A 31-0 lead at halftime was too much for the Seattle Seahawks to overcome despite a ferocious comeback bid and the Carolina Panthers held on for a 31-24 victory in a Divisional round matchup.
The first half explosion was the first time in the last decade a team entered halftime with a lead of more than 30 in the playoffs. In the eight times it had happened in history, no team had even come close to blowing the lead. While the Seahawks scrambled to make it a close game in the second half with 24 unanswered points, there just wasn't enough time to finish the comeback.
Carolina established the tone of the first half on the very first play from scrimmage with Jonathan Stewart rumbling for 59 yards, which set up a short rushing touchdown for Stewart just three plays later. Russell Wilson's first pass of the game was then returned for a touchdown by Luke Kuechly to give the Panthers a 14-0 lead less than four minutes into the game.

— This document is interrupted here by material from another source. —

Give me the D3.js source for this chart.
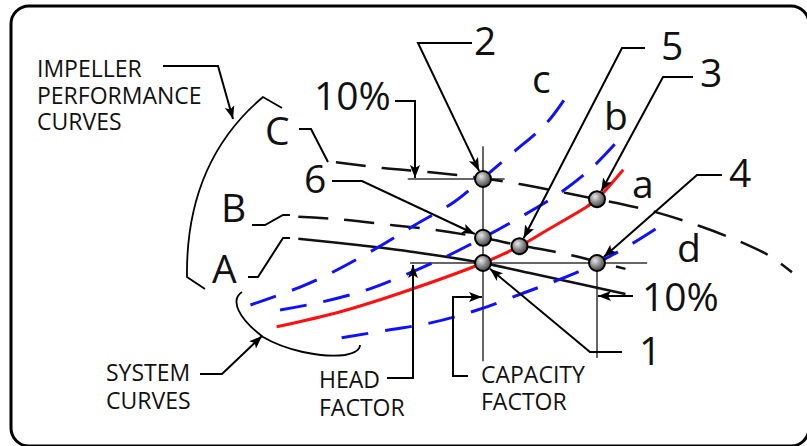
<!DOCTYPE html>
<html>
<head>
<meta charset="utf-8">
<script src="https://cdn.jsdelivr.net/npm/d3@7"></script>
<style>
  body { margin: 0; background: #fff; }
  text { font-family: "Open Sans", sans-serif; fill: #111; }
</style>
</head>
<body>
<script>
// capacity and head, both in % of the rated point (point 1)
var pumpC = [[87.1, 112.0], [91.2, 111.3], [95.4, 110.8], [100, 110.1], [103.2, 109.4], [107.4, 108.3],
  [110, 107.6], [112.5, 106.9], [115.3, 106.0], [119.0, 104.4], [122.8, 102.4], [125.2, 100.8], [127.1, 98.9]]
var pumpB = [[83.8, 105.5], [87.5, 105.2], [92.1, 104.5], [96.0, 103.9], [100, 103.0], [103.2, 102.1],
  [106.8, 101.2], [109.9, 100.2], [112.5, 99.3]]
var pumpA = [[83.8, 102.9], [89.2, 102.1], [94.5, 101.2], [100, 100], [104.1, 98.8], [108.5, 97.5], [112.5, 96.3]]

var sysA = [[81.9, 92.4], [87.5, 94.2], [92.7, 96.4], [100, 100], [103.2, 102.0], [105.6, 103.9],
  [109.1, 106.7], [110, 107.6], [112.3, 111.1]]
var sysB = [[82.2, 94.4], [86.0, 95.4], [89.8, 96.8], [92.5, 98.2], [96.2, 100.4], [100, 103.0],
  [103.2, 105.4], [106.5, 108.1], [109.6, 111.4], [111.8, 114.5]]
var sysC = [[79.6, 95.0], [83.9, 97.1], [86.8, 98.9], [90.7, 101.8], [94.0, 104.5], [97.5, 107.3],
  [100, 110.1], [102.6, 113.1], [105.6, 116.7], [107.4, 120.0]]
var sysD = [[87.6, 91.1], [91.6, 92.0], [95.5, 92.9], [99.5, 94.4], [103.5, 96.4], [107.0, 98.2],
  [110, 100], [113.2, 102.4], [116.1, 104.9]]

var pointIds = ['1', '2', '3', '4', '5', '6']
var pointCap = [100, 100, 110, 110, 103.2, 100]
var pointHead = [100, 110, 107.6, 100, 102, 103]

// guide lines: [cap1, head1, cap2, head2]
var guides = [[100, 88.3, 100, 113.9], [93.6, 100, 114.4, 100], [93.4, 110, 101.9, 110], [110, 100, 110, 88.7]]

var bigLabels = ['1', '2', '3', '4', '5', '6']
var curveLabels = ['A', 'B', 'C', 'a', 'b', 'c', 'd']

var W = 807, H = 446
var blue = '#1010ff', red = '#ff1010'

var x = d3.scaleLinear().domain([100, 110]).range([483, 597])
var y = d3.scaleLinear().domain([100, 110]).range([263, 179])

var svg = d3.select('body').append('svg').attr('width', W).attr('height', H)

var defs = svg.append('defs')
var grad = defs.append('radialGradient').attr('id', 'ball').attr('cx', '38%').attr('cy', '35%').attr('r', '65%')
grad.append('stop').attr('offset', '0%').attr('stop-color', '#e8e8e8')
grad.append('stop').attr('offset', '55%').attr('stop-color', '#8a8a8a')
grad.append('stop').attr('offset', '100%').attr('stop-color', '#4a4a4a')
defs.append('marker').attr('id', 'arr')
  .attr('markerUnits', 'userSpaceOnUse').attr('markerWidth', 14).attr('markerHeight', 10)
  .attr('refX', 13).attr('refY', 5).attr('orient', 'auto')
  .append('path').attr('d', 'M0,0 L13,5 L0,10 L3,5 z').attr('fill', '#000')

// frame
svg.append('rect').attr('x', 11).attr('y', 6).attr('width', 798).attr('height', 440).attr('rx', 18)
  .attr('fill', 'none').attr('stroke', '#000').attr('stroke-width', 3)

var line = d3.line().x(d => x(d[0])).y(d => y(d[1])).curve(d3.curveCatmullRom.alpha(0.5))

// guide lines
svg.selectAll('line.guide').data(guides).enter().append('line').attr('class', 'guide')
  .attr('x1', d => x(d[0])).attr('y1', d => y(d[1]))
  .attr('x2', d => x(d[2])).attr('y2', d => y(d[3]))
  .attr('stroke', '#333').attr('stroke-width', 1.5)

// pump curves
svg.append('path').attr('d', line(pumpC)).attr('fill', 'none').attr('stroke', '#111')
  .attr('stroke-width', 2.5).attr('stroke-dasharray', '30,16')
svg.append('path').attr('d', line(pumpB)).attr('fill', 'none').attr('stroke', '#111')
  .attr('stroke-width', 2.5).attr('stroke-dasharray', '30,16')
svg.append('path').attr('d', line(pumpA)).attr('fill', 'none').attr('stroke', '#111')
  .attr('stroke-width', 2.5)

// system curves
var sysDashed = [sysB, sysC, sysD]
svg.selectAll('path.sys').data(sysDashed).enter().append('path').attr('class', 'sys')
  .attr('d', d => line(d)).attr('fill', 'none').attr('stroke', blue)
  .attr('stroke-width', 3).attr('stroke-dasharray', '27,17')
svg.append('path').attr('d', line(sysA)).attr('fill', 'none').attr('stroke', red).attr('stroke-width', 3)

// leaders
function leader(pts, arrow) {
  svg.append('path').attr('d', d3.line()(pts)).attr('fill', 'none')
    .attr('stroke', '#000').attr('stroke-width', 2)
    .attr('marker-end', arrow ? 'url(#arr)' : null)
}
function toPoint(i, from) {
  var cx = x(pointCap[i]), cy = y(pointHead[i])
  var dx = from[0] - cx, dy = from[1] - cy, L = Math.hypot(dx, dy)
  return [cx + dx / L * 9, cy + dy / L * 9]
}

leader([[472, 43], [418, 43], toPoint(1, [418, 43])], true)
leader([[645, 48], [622, 48], toPoint(4, [622, 48])], true)
leader([[693, 77], [663, 77], toPoint(2, [663, 77])], true)
leader([[722, 175], [697, 175], toPoint(3, [697, 175])], true)
leader([[332, 181], [362, 181], toPoint(5, [362, 181])], true)
leader([[622, 352], [590, 352], toPoint(0, [590, 352])], true)

leader([[395, 101], [415, 101], [415, y(110) - 1]], true)
leader([[633, 296], [x(110) + 1, 296]], true)
leader([[387, 378], [413, 378], [413, y(100) + 2]], true)
leader([[468, 376], [453, 376], [453, 297], [x(100) - 1, 297]], true)
leader([[163, 66], [218, 66], [233, 119]], true)
leader([[200, 374], [222, 374], [262, 336]], true)

leader([[299, 129], [311, 129], [328, 162]], false)
leader([[252, 225], [265, 225], [283, 215], [290, 215]], false)
leader([[248, 277], [258, 277], [283, 238], [290, 238]], false)

// brackets
svg.append('path').attr('d', 'M282,108 L263,97 C212,140 186,200 187,277 L205,289')
  .attr('fill', 'none').attr('stroke', '#000').attr('stroke-width', 1.8)
svg.append('path').attr('d', 'M242,292 C230,300 238,318 263,337 C285,350 320,358 345,355 C355,353 360,350 360,345')
  .attr('fill', 'none').attr('stroke', '#000').attr('stroke-width', 1.8)

// operating points
svg.selectAll('circle.pt').data(pointIds).enter().append('circle').attr('class', 'pt')
  .attr('cx', (d, i) => x(pointCap[i])).attr('cy', (d, i) => y(pointHead[i])).attr('r', 8)
  .attr('fill', 'url(#ball)').attr('stroke', '#000').attr('stroke-width', 2)

// big labels
var bigPos = [[639, 365], [474, 55], [700, 87], [729, 187], [661, 60], [304, 193]]
svg.selectAll('text.num').data(bigLabels).enter().append('text').attr('class', 'num')
  .attr('x', (d, i) => bigPos[i][0]).attr('y', (d, i) => bigPos[i][1])
  .attr('font-size', 39).text(d => d)

var curvePos = [[212, 283], [221, 222], [265, 145], [632, 198], [604, 130], [532, 93], [677, 262]]
svg.selectAll('text.cl').data(curveLabels).enter().append('text').attr('class', 'cl')
  .attr('x', (d, i) => curvePos[i][0]).attr('y', (d, i) => curvePos[i][1])
  .attr('font-size', 39).text(d => d)

svg.append('text').attr('x', 314).attr('y', 110).attr('font-size', 39).text('10%')
svg.append('text').attr('x', 642).attr('y', 311).attr('font-size', 39).text('10%')

function block(lines, x0, y0, gap) {
  var t = svg.append('text').attr('font-size', 23)
  lines.forEach((s, i) => t.append('tspan').attr('x', x0).attr('y', y0 + i * gap).text(s))
}
block(['IMPELLER', 'PERFORMANCE', 'CURVES'], 37, 77, 26.5)
block(['SYSTEM', 'CURVES'], 106, 381, 28)
block(['HEAD', 'FACTOR'], 319, 388, 28)
block(['CAPACITY', 'FACTOR'], 481, 383, 27)
</script>
</body>
</html>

Seattle continued to struggle to find offensive rhythm, while the Panthers extended the lead with touchdown drives of 15 and 9 plays, as well as a 48-yard field goal set up by a second Wilson interception. In the regular season, Wilson threw just eight interceptions and led the NFL with a passer rating of 110.1, but his costly errors in the first half afforded Carolina a huge lead and Cam Newton took advantage.
But the second half was a different story.

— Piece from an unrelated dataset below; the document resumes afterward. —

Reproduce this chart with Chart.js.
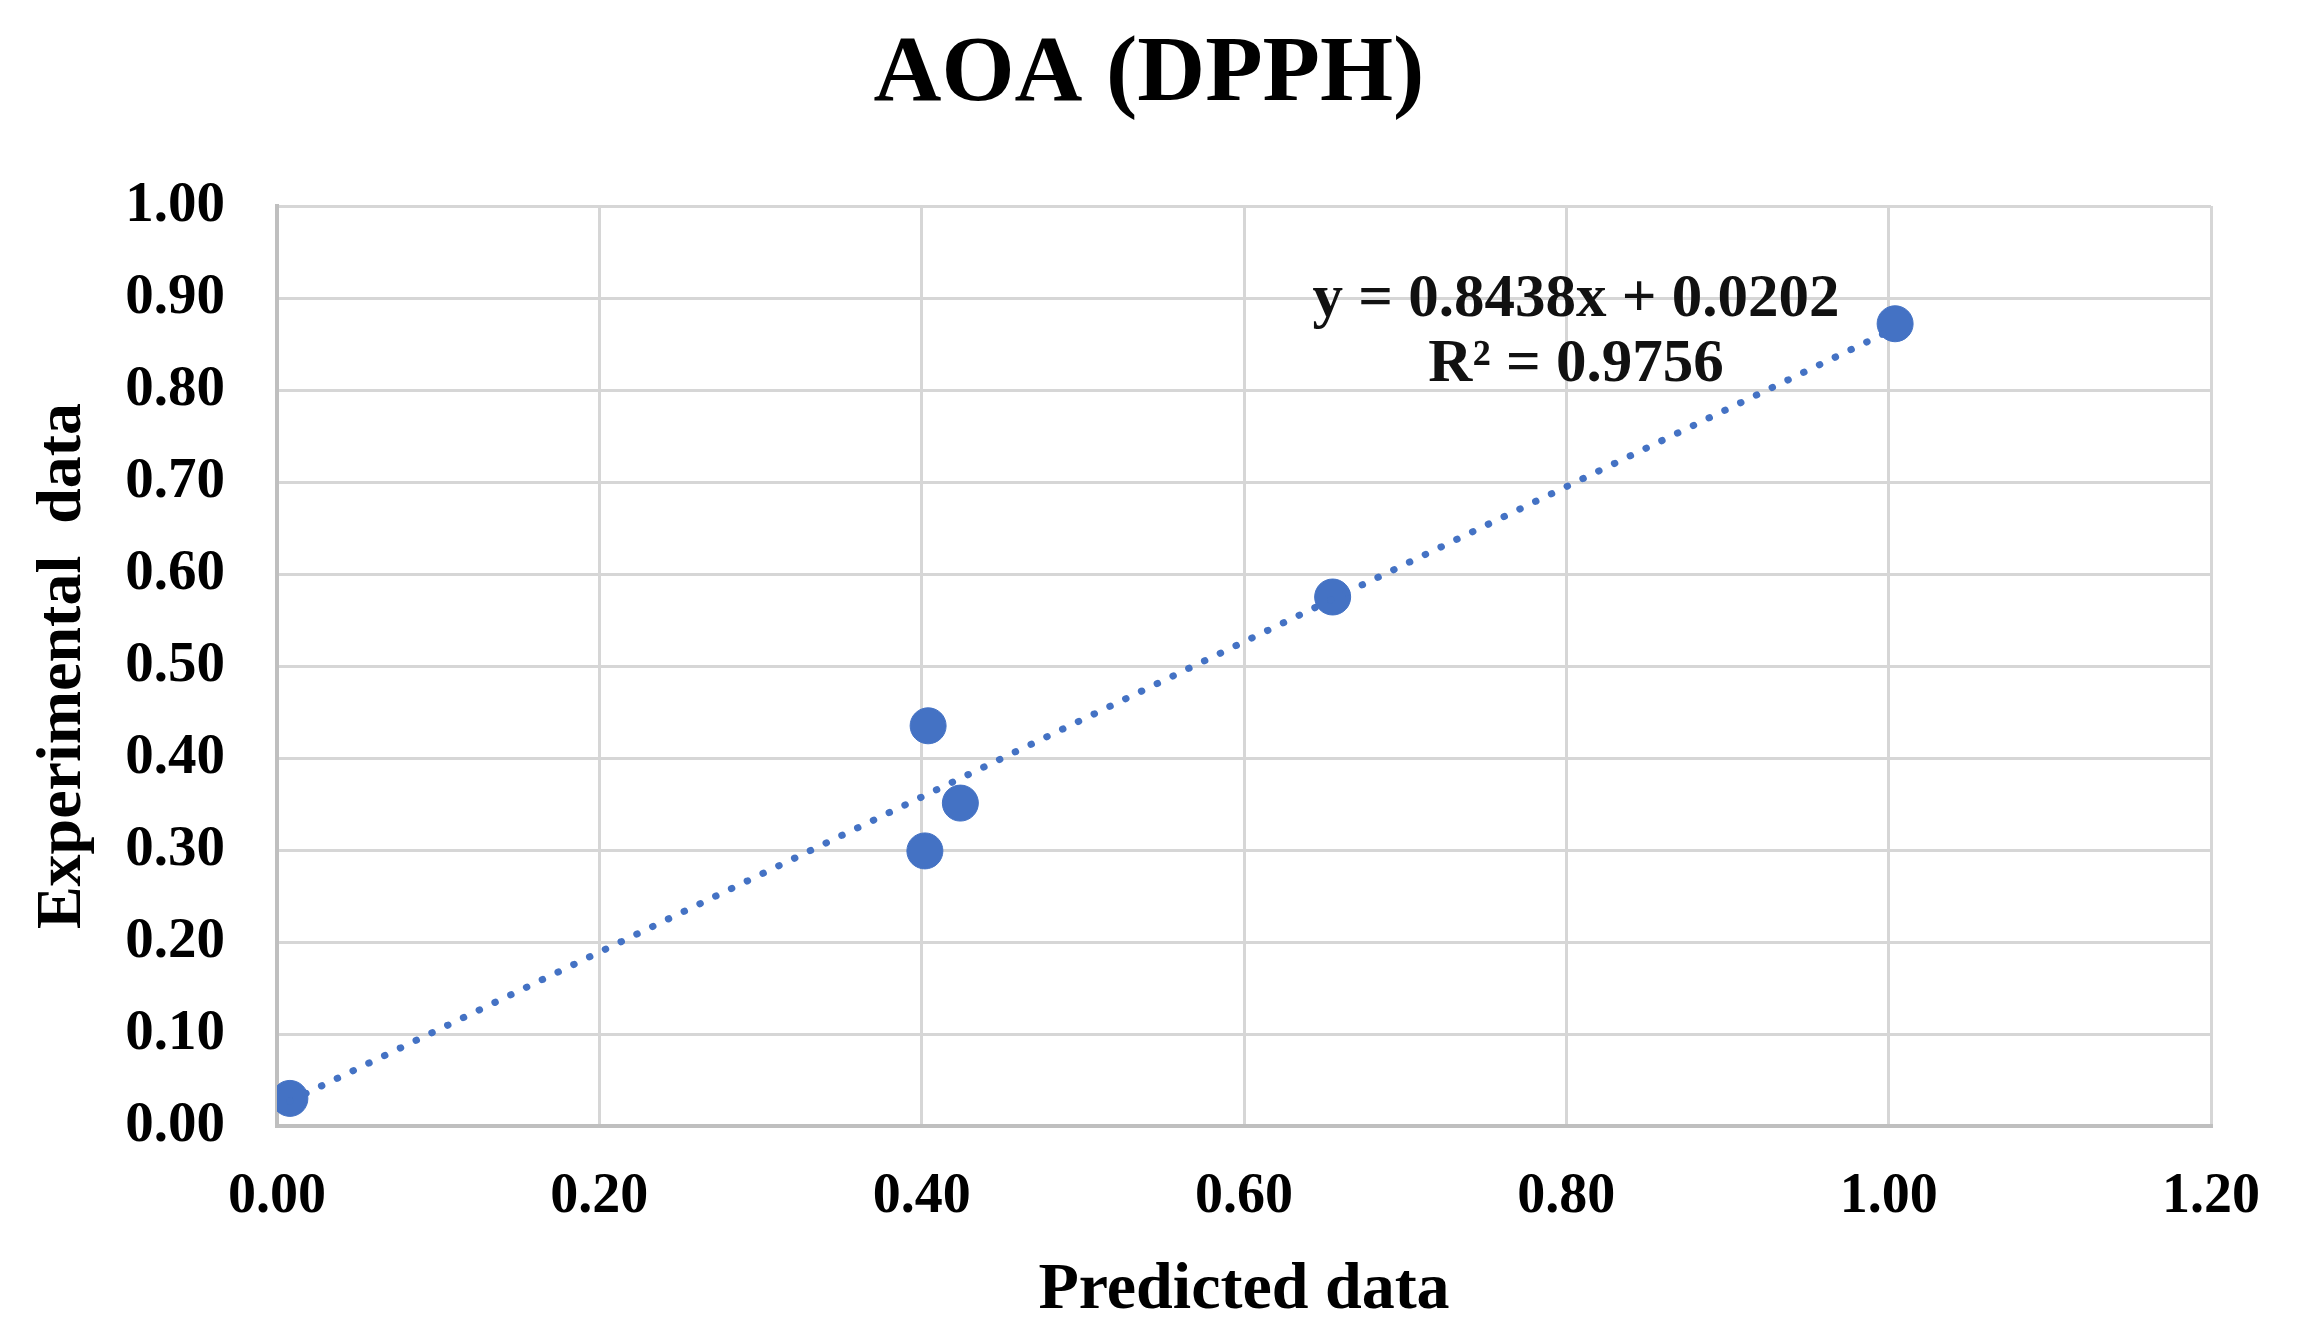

After Tyler Lockett returned the second half kickoff 50 yards, Wilson connected on four consecutive passes, including a 13-yard touchdown pass to Jermaine Kearse that got the Seahawks on the scoreboard. A quick stop was followed by another drive led by Wilson that ended with a 33-yard touchdown pass to Lockett.
While the Seahawks needed 16 minutes to find a third touchdown, the defense kept the Panthers off the scoreboard and eventually cut the lead to just 10 with six minutes remaining when Wilson found Kearse in the back of the end zone.

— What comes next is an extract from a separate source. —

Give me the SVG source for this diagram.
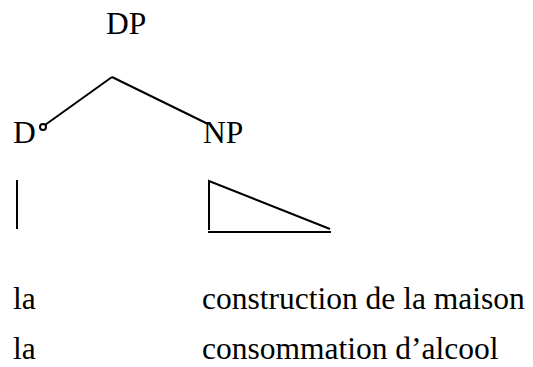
<svg xmlns="http://www.w3.org/2000/svg" width="533" height="367" viewBox="0 0 533 367">
<style>
text{font-family:'Liberation Serif','Times New Roman',serif;font-size:31.5px;fill:#000}
.ln{stroke:#000;stroke-width:2;fill:none}
</style>
<rect width="533" height="367" fill="#fff"/>
<g id="DP"><text x="106" y="34">DP</text></g>
<g id="D"><text x="13" y="143">D</text><circle cx="43" cy="127" r="3" class="ln" stroke-width="1.2"/></g>
<g id="NP"><text x="203" y="143">NP</text></g>
<g id="connectors">
<line class="ln" x1="45" y1="125" x2="112" y2="77"/>
<line class="ln" x1="112" y1="77" x2="208" y2="124"/>
<line class="ln" x1="17" y1="180" x2="17" y2="229"/>
<path class="ln" d="M209,230 V181 L330,229"/>
<line class="ln" x1="208" y1="232" x2="331" y2="232"/>
</g>
<g id="words">
<text x="13" y="309">la</text>
<text x="202" y="309">construction de la maison</text>
<text x="13" y="359">la</text>
<text x="202" y="359">consommation d’alcool</text>
</g>
</svg>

But the Panthers managed to milk more than three minutes of clock before punting to the Seahawks again and that was too much for Seattle to overcome. While Wilson successfully led a fourth scoring drive in the second half, a failed onside kick sealed the Seahawks' fate.
Ultimately, a decision to attempt to convert a fourth down inside the red zone late in the second quarter instead of a 35-yard field goal proved costly, as did a 55-yard miss by Steven Hauschka as time expired in the first half. Would the Panthers have been so conservative with three minutes remaining in regulation if the lead was only seven? It's a game of hypotheticals, but the Seahawks passed on three points in the first half and came up one possession short.
A win for the Seahawks wouldn't have set the record for a postseason comeback. That still belongs to the Buffalo Bills when they managed to overcome a 35-3 deficit in the 1993 playoffs to beat the Houston Oilers in overtime. It would have been the first comeback from a halftime deficit of at least 30, though.
With the win, the Panthers advance to play host to the Arizona Cardinals in the NFC Championship. The Cardinals won an overtime thriller against the Green Bay Packers on Saturday, but were eliminated by the Panthers in the playoffs last year when Ryan Lindley managed just 82 passing yards against the Carolina defense.